- **Data**:
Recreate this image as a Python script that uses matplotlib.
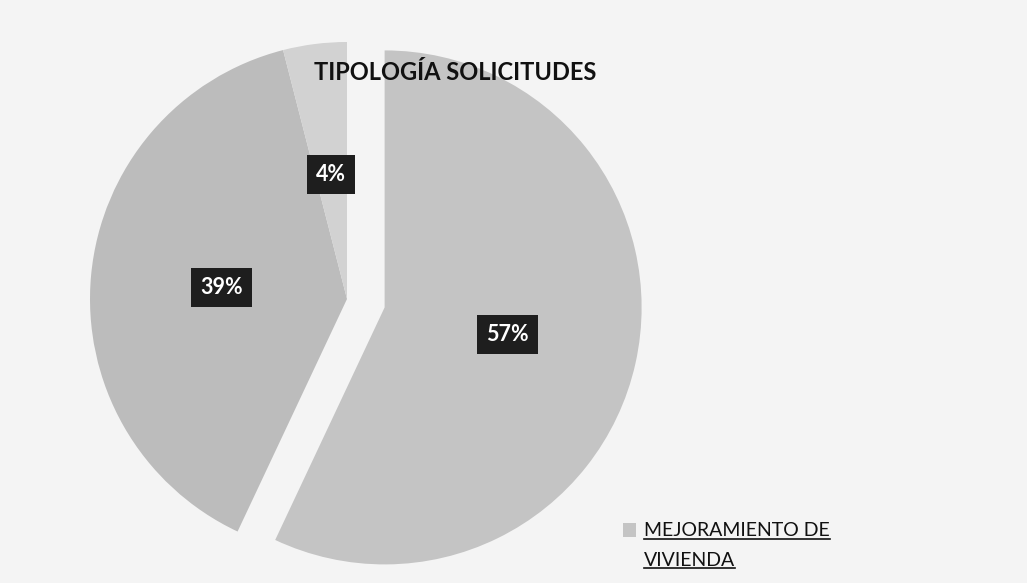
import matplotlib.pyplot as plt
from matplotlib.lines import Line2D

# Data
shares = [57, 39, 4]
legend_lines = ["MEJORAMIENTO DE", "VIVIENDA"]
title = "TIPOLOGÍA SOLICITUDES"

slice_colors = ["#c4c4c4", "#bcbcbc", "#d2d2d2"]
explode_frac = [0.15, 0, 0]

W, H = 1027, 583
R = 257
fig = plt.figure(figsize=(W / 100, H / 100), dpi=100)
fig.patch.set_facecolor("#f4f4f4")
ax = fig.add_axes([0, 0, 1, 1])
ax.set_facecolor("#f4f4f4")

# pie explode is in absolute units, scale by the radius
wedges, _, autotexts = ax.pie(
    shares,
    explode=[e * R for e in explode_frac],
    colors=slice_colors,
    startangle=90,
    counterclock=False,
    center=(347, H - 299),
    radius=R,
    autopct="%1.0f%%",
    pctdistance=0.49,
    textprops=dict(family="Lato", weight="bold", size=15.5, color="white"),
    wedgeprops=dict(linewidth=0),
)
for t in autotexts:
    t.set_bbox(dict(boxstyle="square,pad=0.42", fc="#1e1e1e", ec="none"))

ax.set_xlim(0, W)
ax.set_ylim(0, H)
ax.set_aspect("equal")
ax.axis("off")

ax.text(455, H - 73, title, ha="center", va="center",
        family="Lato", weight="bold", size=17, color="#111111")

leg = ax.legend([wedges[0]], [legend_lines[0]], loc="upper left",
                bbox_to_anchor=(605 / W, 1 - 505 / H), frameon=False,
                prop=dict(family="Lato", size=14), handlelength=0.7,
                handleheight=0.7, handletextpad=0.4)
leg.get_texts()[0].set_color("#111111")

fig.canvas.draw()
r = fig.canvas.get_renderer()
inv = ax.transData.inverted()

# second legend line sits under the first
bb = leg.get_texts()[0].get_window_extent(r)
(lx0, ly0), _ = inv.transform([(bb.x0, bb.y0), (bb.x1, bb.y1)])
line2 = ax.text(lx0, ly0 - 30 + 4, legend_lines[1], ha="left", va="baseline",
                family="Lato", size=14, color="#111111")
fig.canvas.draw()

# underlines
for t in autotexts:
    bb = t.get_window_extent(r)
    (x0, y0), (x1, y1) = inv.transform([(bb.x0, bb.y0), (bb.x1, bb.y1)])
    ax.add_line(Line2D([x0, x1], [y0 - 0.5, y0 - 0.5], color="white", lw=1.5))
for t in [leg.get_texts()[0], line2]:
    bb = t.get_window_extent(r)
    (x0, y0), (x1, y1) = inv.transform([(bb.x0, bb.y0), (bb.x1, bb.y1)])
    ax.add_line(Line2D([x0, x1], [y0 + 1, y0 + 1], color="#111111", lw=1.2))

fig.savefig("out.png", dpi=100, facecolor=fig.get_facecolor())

- **Aim of the task**: Give only the count of lines in this material that contain the string "matplotlib".

- **Solution to this task**: 3